Stated problem
Reproduce the listing below word for word, with no pictures.

• • • • •

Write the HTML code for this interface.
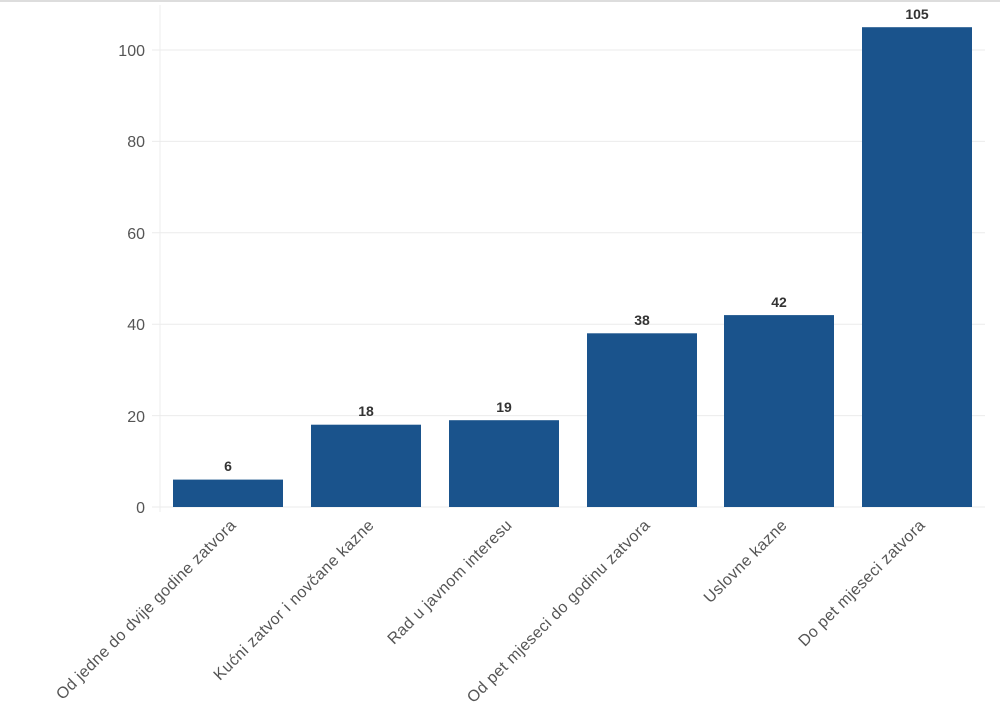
<!DOCTYPE html>
<html><head><meta charset="utf-8"><style>
html,body{margin:0;padding:0;background:#fff;}
svg{display:block;font-family:"Liberation Sans",sans-serif;}
</style></head><body>
<svg width="1000" height="723" viewBox="0 0 1000 723">
<rect width="1000" height="723" fill="#fff"/>
<line x1="0" y1="1" x2="1000" y2="1" stroke="#ddd" stroke-width="2"/>
<line x1="160" y1="5" x2="160" y2="512" stroke="#eee"/>
<g stroke="#ebebeb">
<line x1="152" y1="507" x2="985" y2="507"/>
<line x1="152" y1="415.6" x2="985" y2="415.6"/>
<line x1="152" y1="324.2" x2="985" y2="324.2"/>
<line x1="152" y1="232.8" x2="985" y2="232.8"/>
<line x1="152" y1="141.4" x2="985" y2="141.4"/>
<line x1="152" y1="50" x2="985" y2="50"/>
</g>
<g fill="#555" font-size="16" text-anchor="end">
<text x="145" y="513">0</text>
<text x="145" y="422">20</text>
<text x="145" y="330">40</text>
<text x="145" y="239">60</text>
<text x="145" y="147">80</text>
<text x="145" y="56">100</text>
</g>
<g fill="#1a538c">
<rect x="173" y="479.6" width="110" height="27.4"/>
<rect x="311" y="424.7" width="110" height="82.3"/>
<rect x="449" y="420.2" width="110" height="86.8"/>
<rect x="587" y="333.3" width="110" height="173.7"/>
<rect x="724" y="315.1" width="110" height="191.9"/>
<rect x="862" y="27.2" width="110" height="479.8"/>
</g>
<g fill="#333" font-size="14" font-weight="bold" text-anchor="middle">
<text x="228" y="471">6</text>
<text x="366" y="416">18</text>
<text x="504" y="412">19</text>
<text x="642" y="325">38</text>
<text x="779" y="307">42</text>
<text x="917" y="19">105</text>
</g>
<g fill="#555" font-size="16" letter-spacing="0.4" text-anchor="end">
<text transform="translate(237,526) rotate(-45)">Od jedne do dvije godine zatvora</text>
<text transform="translate(375,526) rotate(-45)">Kućni zatvor i novčane kazne</text>
<text transform="translate(513,526) rotate(-45)">Rad u javnom interesu</text>
<text transform="translate(651,526) rotate(-45)">Od pet mjeseci do godinu zatvora</text>
<text transform="translate(788,526) rotate(-45)">Uslovne kazne</text>
<text transform="translate(926,526) rotate(-45)">Do pet mjeseci zatvora</text>
</g>
</svg>
</body></html>
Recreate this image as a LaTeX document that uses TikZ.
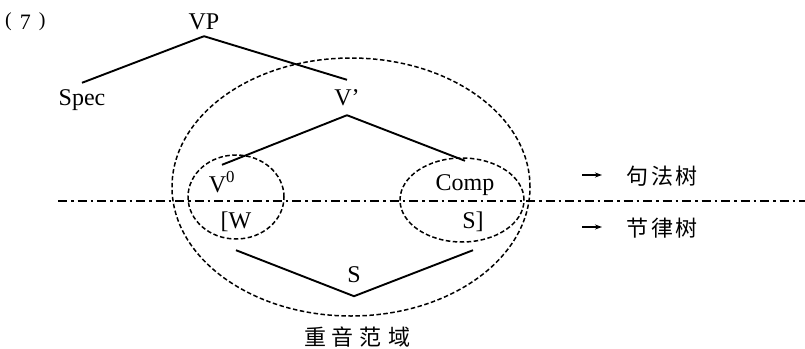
\documentclass[tikz,border=0pt]{standalone}
\usepackage{fontspec}
\setmainfont{Liberation Serif}
\newfontfamily\cjk{Noto Sans CJK SC}
\usetikzlibrary{arrows.meta}
\newcommand\zsp[1]{\hspace{#1}}
\begin{document}
\begin{tikzpicture}[x=1pt,y=-1pt,
  lab/.style={font=\fontsize{24}{24}\selectfont, anchor=base, text height=15pt, text depth=0pt, inner xsep=1pt},
  zh/.style={font=\fontsize{22}{22}\selectfont\cjk, anchor=base, inner sep=0pt},
  branch/.style={line width=1.9pt},
  region/.style={line width=1.5pt, dash pattern=on 4.5pt off 2.5pt},
  axisline/.style={line width=1.4pt, dash pattern=on 9pt off 4pt on 2.5pt off 4pt},
  arr/.style={line width=1.4pt, -{Stealth[length=7pt,width=5pt]}}
]
\useasboundingbox (0,0) rectangle (805,348);

% label
\node[anchor=base west, inner sep=0pt] (num) at (5,29)
  {\fontsize{20}{20}\selectfont\raisebox{3pt}{(}\hspace{8pt}\fontsize{22}{22}\selectfont 7\hspace{8pt}\fontsize{20}{20}\selectfont\raisebox{3pt}{)}};

% syntactic tree
\node[lab, inner ysep=7pt] (VP) at (204,29) {VP};
\node[lab, inner ysep=7pt] (Spec) at (82,105) {Spec};
\node[lab, inner ysep=10pt] (Vbar) at (347,105) {V’};
\node[lab, inner ysep=12pt] (V0) at (222,192) {V\textsuperscript{0}};
\node[lab, inner ysep=14pt] (Comp) at (465,190) {Comp};

\draw[branch] (VP.south) -- (Spec.north);
\draw[branch] (VP.south) -- (Vbar.north);
\draw[branch] (Vbar.south) -- (V0.north);
\draw[branch] (Vbar.south) -- (Comp.north);

% prosodic tree
\node[lab, inner ysep=22pt] (W) at (236,228) {[W};
\node[lab, inner ysep=22pt] (Sr) at (473,228) {S]};
\node[lab, inner ysep=14pt] (S) at (354,282) {S};
\draw[branch] (W.south) -- (S.south) -- (Sr.south);

% dividing line
\coordinate (lineL) at (58,201);
\coordinate (lineR) at (805,201);
\draw[axisline] (lineL) -- (lineR);

% ellipses
\draw[region] (351,187) ellipse [x radius=179pt, y radius=129pt];
\draw[region] (236,197) ellipse [x radius=48pt, y radius=42pt];
\draw[region] (462,200) ellipse [x radius=62pt, y radius=42pt];

% legends
\coordinate (a1s) at (582,175);
\coordinate (a1e) at (602,175);
\coordinate (a2s) at (582,227);
\coordinate (a2e) at (602,227);
\draw[arr] (a1s) -- (a1e);
\draw[arr] (a2s) -- (a2e);
\node[zh] (syn) at (662,184) {句\zsp{3pt}法\zsp{3pt}树};
\node[zh] (pro) at (662,236) {节\zsp{3pt}律\zsp{3pt}树};
\node[zh] (dom) at (357,345) {重\zsp{6pt}音\zsp{6pt}范\zsp{6pt}域};
\end{tikzpicture}
\end{document}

• • • • •

Output of the exercise
Write the HTML code for this interface.
<!DOCTYPE html>
<html><head><meta charset="utf-8"><style>
html,body{margin:0;padding:0;background:#fff;}
svg{display:block;font-family:"Liberation Sans",sans-serif;}
</style></head><body>
<svg width="1000" height="723" viewBox="0 0 1000 723">
<rect width="1000" height="723" fill="#fff"/>
<line x1="0" y1="1" x2="1000" y2="1" stroke="#ddd" stroke-width="2"/>
<line x1="160" y1="5" x2="160" y2="512" stroke="#eee"/>
<g stroke="#ebebeb">
<line x1="152" y1="507" x2="985" y2="507"/>
<line x1="152" y1="415.6" x2="985" y2="415.6"/>
<line x1="152" y1="324.2" x2="985" y2="324.2"/>
<line x1="152" y1="232.8" x2="985" y2="232.8"/>
<line x1="152" y1="141.4" x2="985" y2="141.4"/>
<line x1="152" y1="50" x2="985" y2="50"/>
</g>
<g fill="#555" font-size="16" text-anchor="end">
<text x="145" y="513">0</text>
<text x="145" y="422">20</text>
<text x="145" y="330">40</text>
<text x="145" y="239">60</text>
<text x="145" y="147">80</text>
<text x="145" y="56">100</text>
</g>
<g fill="#1a538c">
<rect x="173" y="479.6" width="110" height="27.4"/>
<rect x="311" y="424.7" width="110" height="82.3"/>
<rect x="449" y="420.2" width="110" height="86.8"/>
<rect x="587" y="333.3" width="110" height="173.7"/>
<rect x="724" y="315.1" width="110" height="191.9"/>
<rect x="862" y="27.2" width="110" height="479.8"/>
</g>
<g fill="#333" font-size="14" font-weight="bold" text-anchor="middle">
<text x="228" y="471">6</text>
<text x="366" y="416">18</text>
<text x="504" y="412">19</text>
<text x="642" y="325">38</text>
<text x="779" y="307">42</text>
<text x="917" y="19">105</text>
</g>
<g fill="#555" font-size="16" letter-spacing="0.4" text-anchor="end">
<text transform="translate(237,526) rotate(-45)">Od jedne do dvije godine zatvora</text>
<text transform="translate(375,526) rotate(-45)">Kućni zatvor i novčane kazne</text>
<text transform="translate(513,526) rotate(-45)">Rad u javnom interesu</text>
<text transform="translate(651,526) rotate(-45)">Od pet mjeseci do godinu zatvora</text>
<text transform="translate(788,526) rotate(-45)">Uslovne kazne</text>
<text transform="translate(926,526) rotate(-45)">Do pet mjeseci zatvora</text>
</g>
</svg>
</body></html>
Recreate this image as a LaTeX document that uses TikZ.
\documentclass[tikz,border=0pt]{standalone}
\usepackage{fontspec}
\setmainfont{Liberation Serif}
\newfontfamily\cjk{Noto Sans CJK SC}
\usetikzlibrary{arrows.meta}
\newcommand\zsp[1]{\hspace{#1}}
\begin{document}
\begin{tikzpicture}[x=1pt,y=-1pt,
  lab/.style={font=\fontsize{24}{24}\selectfont, anchor=base, text height=15pt, text depth=0pt, inner xsep=1pt},
  zh/.style={font=\fontsize{22}{22}\selectfont\cjk, anchor=base, inner sep=0pt},
  branch/.style={line width=1.9pt},
  region/.style={line width=1.5pt, dash pattern=on 4.5pt off 2.5pt},
  axisline/.style={line width=1.4pt, dash pattern=on 9pt off 4pt on 2.5pt off 4pt},
  arr/.style={line width=1.4pt, -{Stealth[length=7pt,width=5pt]}}
]
\useasboundingbox (0,0) rectangle (805,348);

% label
\node[anchor=base west, inner sep=0pt] (num) at (5,29)
  {\fontsize{20}{20}\selectfont\raisebox{3pt}{(}\hspace{8pt}\fontsize{22}{22}\selectfont 7\hspace{8pt}\fontsize{20}{20}\selectfont\raisebox{3pt}{)}};

% syntactic tree
\node[lab, inner ysep=7pt] (VP) at (204,29) {VP};
\node[lab, inner ysep=7pt] (Spec) at (82,105) {Spec};
\node[lab, inner ysep=10pt] (Vbar) at (347,105) {V’};
\node[lab, inner ysep=12pt] (V0) at (222,192) {V\textsuperscript{0}};
\node[lab, inner ysep=14pt] (Comp) at (465,190) {Comp};

\draw[branch] (VP.south) -- (Spec.north);
\draw[branch] (VP.south) -- (Vbar.north);
\draw[branch] (Vbar.south) -- (V0.north);
\draw[branch] (Vbar.south) -- (Comp.north);

% prosodic tree
\node[lab, inner ysep=22pt] (W) at (236,228) {[W};
\node[lab, inner ysep=22pt] (Sr) at (473,228) {S]};
\node[lab, inner ysep=14pt] (S) at (354,282) {S};
\draw[branch] (W.south) -- (S.south) -- (Sr.south);

% dividing line
\coordinate (lineL) at (58,201);
\coordinate (lineR) at (805,201);
\draw[axisline] (lineL) -- (lineR);

% ellipses
\draw[region] (351,187) ellipse [x radius=179pt, y radius=129pt];
\draw[region] (236,197) ellipse [x radius=48pt, y radius=42pt];
\draw[region] (462,200) ellipse [x radius=62pt, y radius=42pt];

% legends
\coordinate (a1s) at (582,175);
\coordinate (a1e) at (602,175);
\coordinate (a2s) at (582,227);
\coordinate (a2e) at (602,227);
\draw[arr] (a1s) -- (a1e);
\draw[arr] (a2s) -- (a2e);
\node[zh] (syn) at (662,184) {句\zsp{3pt}法\zsp{3pt}树};
\node[zh] (pro) at (662,236) {节\zsp{3pt}律\zsp{3pt}树};
\node[zh] (dom) at (357,345) {重\zsp{6pt}音\zsp{6pt}范\zsp{6pt}域};
\end{tikzpicture}
\end{document}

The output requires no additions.